EL FINAL DE UN IMPERIO
De vez en cuando nos llegan noticias desoladoras. Sin ir más lejos, la otra noche supimos que el Real Madrid había perdido su imperio en las procelas ultramodernas de la periferia. El polvo, con perdón, vuelve al polvo. Porque el Real Madrid es esa media España, entre visigótica y requeté, que Garzón quería juzgar envestido con los ropones polancoides de don Cebrián y compañía. Toda una España en su mitad más funeral y marmórea, casi lapidaria, ha muerto definitivamente ante el empuje del diseño y la alta tecnología catalana, aunque para ello haya tenido que utilizar la robótica imparable de un argentino infinitésimo y cabrón.
De cualquier forma, a la antigua aristocracia madridista, casi galdosiana, ya ni siquiera le cunde apelar a la memoria cuajada de victorias ancestrales, pues al recordarlas le llega algo así como un insufrible olor a raíces quemadas. No solo el Real Madrid ha perdido otra liga, eso no importa cuando se tienen treinta y una, sino que a mayores se ha dejado entre las briznas del césped algo tan sutil como todo un imperio. El Real Madrid ha perdido la Historia en la fiebre del sábado noche. Aquí tenemos de nuevo las lágrimas patrióticas de otro “Noventa y ocho” y el dolor inconsolable de este nuevo Ganivet futbolero que soy yo.
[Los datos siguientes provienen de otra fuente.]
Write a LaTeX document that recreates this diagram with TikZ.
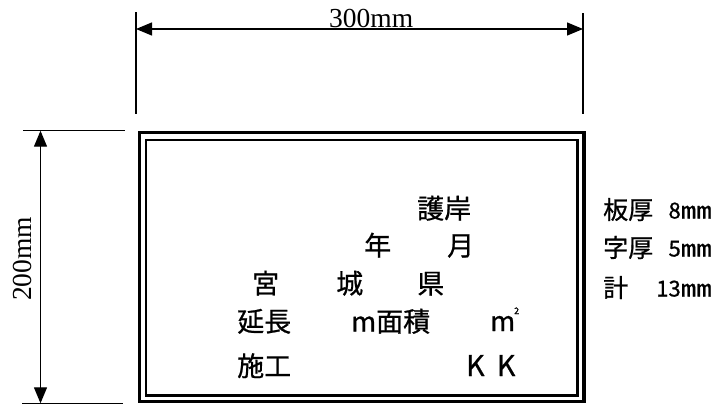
\documentclass[tikz,border=0pt]{standalone}
\usepackage{fontspec}
\setmainfont{Liberation Serif}
\newfontfamily\jp[FakeBold=0.8]{Noto Sans CJK JP}
\usetikzlibrary{arrows.meta}
\tikzset{
  dimline/.style={line width=1.3pt},
  dimarrow/.style={line width=1.3pt,{Triangle[length=16pt,width=13pt]}-{Triangle[length=16pt,width=13pt]}},
  dimtext/.style={font=\fontsize{27.5}{27.5}\selectfont, inner sep=0pt},
  boxtext/.style={font=\jp\fontsize{27}{27}\selectfont, inner sep=0pt, anchor=base west},
  sidetext/.style={font=\jp\fontsize{25}{25}\selectfont, inner sep=0pt, anchor=base west},
  sidenum/.style={font=\jp\fontsize{22}{22}\selectfont, inner sep=0pt, anchor=base east},
}
\newcommand{\sqmm}{\scalebox{1.35}[1]{\fontsize{23}{23}\selectfont ㎜}}
\begin{document}
\begin{tikzpicture}[x=1pt,y=-1pt]
\useasboundingbox (0,0) rectangle (715,405);
% plate frame
\draw[line width=3.2pt] (139.5,132.5) rectangle (584,401.5);
\draw[line width=2.8pt] (146,140) rectangle (577.5,395.5);
% horizontal dimension
\coordinate (tl1) at (136,12);
\coordinate (tl2) at (136,114);
\coordinate (tr1) at (583,13);
\coordinate (tr2) at (583,114);
\coordinate (ta) at (136,29);
\coordinate (tb) at (583,29);
\draw[dimline] (tl1) -- (tl2);
\draw[dimline] (tr1) -- (tr2);
\draw[dimarrow] (ta) -- (tb);
\node[dimtext, anchor=base west] (w) at (329,27) {300mm};
% vertical dimension
\coordinate (lt1) at (23,130.7);
\coordinate (lt2) at (125,130.7);
\coordinate (lb1) at (22,403.3);
\coordinate (lb2) at (123,403.3);
\coordinate (la) at (40.5,130.7);
\coordinate (lb) at (40.5,403.3);
\draw[dimline] (lt1) -- (lt2);
\draw[dimline] (lb1) -- (lb2);
\draw[dimarrow] (la) -- (lb);
\node[dimtext, anchor=base west, rotate=90] (h) at (31.5,301) {200mm};
% texts in the plate
\node[boxtext] (t1) at (417,218.5) {護岸};
\node[boxtext] (t2) at (364,255.5) {年};
\node[boxtext] (t3) at (447,255.5) {月};
\node[boxtext] (t4) at (252,293.5) {宮};
\node[boxtext] (t5) at (336,293.5) {城};
\node[boxtext] (t6) at (417,293.5) {県};
\node[boxtext] (t7) at (237,331.5) {延長};
\node[boxtext] (t8) at (351,331.5) {m面積};
\node[boxtext] (t9) at (490,331) {m\kern-1pt\raisebox{17pt}{\fontsize{9}{9}\selectfont 2}};
\node[boxtext] (t10) at (237,376) {施工};
\node[boxtext, font=\jp\fontsize{28.5}{28.5}\selectfont] (t11) at (466,376) {K\ \kern6pt K};
% side notes
\node[sidetext] (s1) at (603,219) {板厚};
\node[sidenum] (s1n) at (712,218.5) {8\sqmm};
\node[sidetext] (s2) at (603,257) {字厚};
\node[sidenum] (s2n) at (712,256.5) {5\sqmm};
\node[sidetext] (s3) at (603,297) {計};
\node[sidenum] (s3n) at (712,296.5) {13\sqmm};
\end{tikzpicture}
\end{document}
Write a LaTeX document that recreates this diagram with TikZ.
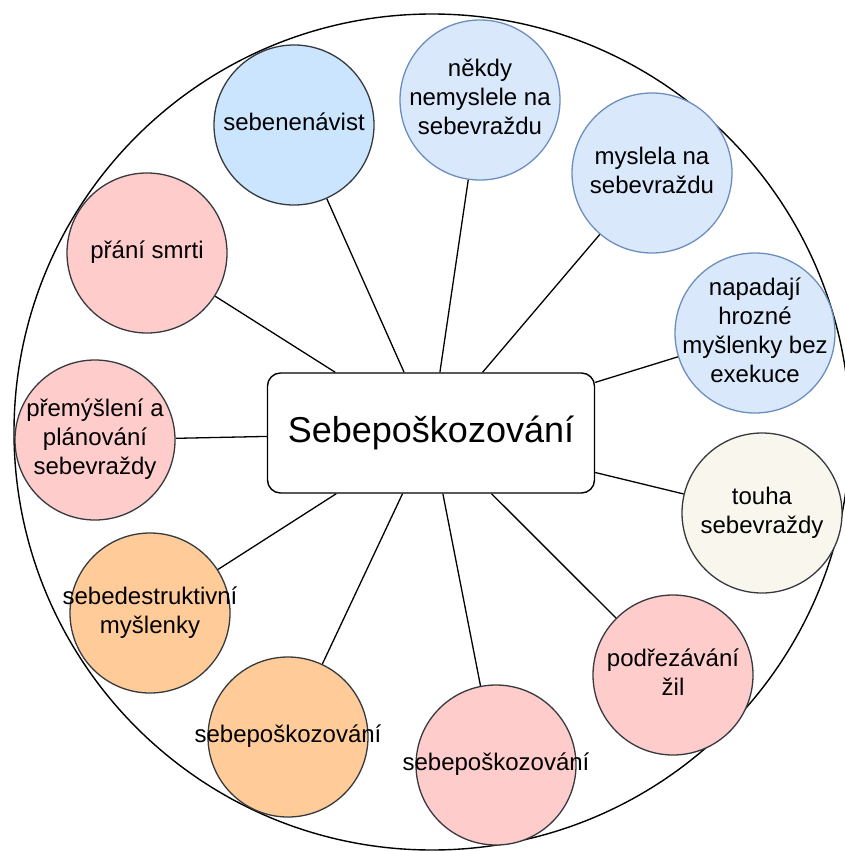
\documentclass[tikz,border=0pt]{standalone}
\usepackage{fontspec}
\setmainfont{Liberation Sans}
\usetikzlibrary{backgrounds}
\definecolor{fblue}{HTML}{CCE5FF}
\definecolor{lblue}{HTML}{DAE8FC}
\definecolor{sblue}{HTML}{6C8EBF}
\definecolor{fcream}{HTML}{F9F7ED}
\definecolor{fpink}{HTML}{FFCCCC}
\definecolor{forange}{HTML}{FFCC99}
\definecolor{sdark}{HTML}{36393D}
\newcommand{\bubtext}[1]{\makebox[0pt][c]{\begin{tabular}{@{}c@{}}#1\end{tabular}}}
\tikzset{
  bubble/.style={circle, minimum size=160pt, inner sep=0pt, line width=1.3pt,
    font=\fontsize{24}{29}\selectfont, text=black},
  darkb/.style={bubble, draw=sdark},
  blueb/.style={bubble, draw=sblue},
  link/.style={draw=black, line width=1.3pt},
}
\begin{document}
\begin{tikzpicture}[x=1pt,y=-1pt]
\useasboundingbox (0,0) rectangle (845,851);
\node[draw=black, line width=1.4pt, rounded corners=13pt, minimum width=327pt, minimum height=120pt,
  fill=white, font=\fontsize{36}{40}\selectfont] (c) at (431,433) {Sebepoškozování};
\node[darkb, fill=fblue] (n1) at (294,125) {\bubtext{sebenenávist}};
\node[blueb, fill=lblue] (n2) at (480,100) {\bubtext{někdy\\nemyslele na\\sebevraždu}};
\node[blueb, fill=lblue] (n3) at (652,173) {\bubtext{myslela na\\sebevraždu}};
\node[blueb, fill=lblue] (n4) at (755,333) {\bubtext{napadají\\hrozné\\myšlenky bez\\exekuce}};
\node[darkb, fill=fcream] (n5) at (762,513) {\bubtext{touha\\sebevraždy}};
\node[darkb, fill=fpink] (n6) at (673,675) {\bubtext{podřezávání\\žil}};
\node[darkb, fill=fpink] (n7) at (496,765) {\bubtext{sebepoškozování}};
\node[darkb, fill=forange] (n8) at (288,737) {\bubtext{sebepoškozování}};
\node[darkb, fill=forange] (n9) at (150,613) {\bubtext{sebedestruktivní\\myšlenky}};
\node[darkb, fill=fpink] (n10) at (95,440) {\bubtext{přemýšlení a\\plánování\\sebevraždy}};
\node[darkb, fill=fpink] (n11) at (147,253) {\bubtext{přání smrti}};
\begin{scope}[on background layer]
  \node[draw=black, line width=1.4pt, circle, minimum size=836pt, inner sep=0pt] (big) at (432,432) {};
  \foreach \n in {n1,n2,n3,n4,n5,n6,n7,n8,n9,n10,n11}
    \draw[link] (\n) -- (c);
\end{scope}
\end{tikzpicture}
\end{document}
Sombrero de ala caída, llovida de varios cielos. Orejas de muerto enhiesto y de inteligente cadáver. Así describió Umbral la silueta de Kafka, una vez que lo vio pasar errante entre las sombras de Majadahonda. Así creo yo que es el cadáver expuesto del madridismo, como un Kafka paseante al socaire de las paredes de un castillo medieval. El cadáver del Real Madrid representa también el cadáver del centralismo político, de la unidad de España, de la heterosexualidad morganática, del gol de Zarra y la Misa cantada en San Francisco el Grande, cuando aquello del cardenal Tarancón, el paredón y su rapapolvo democrático.
Ante nosotros, amigos míos, se levanta un nuevo Estado, español o no, pero mucho más centrífugo, periférico y sansimoniano que nunca. Entre Zapatero y Laporta, tanto monta, anda su liderazgo: dos genios de la política y los dos ampliamente desenvueltos en los escenarios televisivos de Pasapoga, el Molino Rojo y otros salones de la vida. Para mí que estos dos pollos son algo así como los biznietos respectivos de Cánovas y Narváez, claro que en otro plan más de diseño y alta tecnología, mucho más superferolíticos y de coche oficial eléctrico y otras progresías geniales de la crisis.
Después de la victoria del Barcelona en Madrid, España ha quedado en buenas manos, aunque muchos recemos con tanto fervor como en una madrugada de difuntos. No me extrañaría que en estos días el Estatut saliera, limpio y fantasmal, de su madriguera en el Alto Tribunal. Eso sí, algo despeinado por las mil y una noches de su abandono.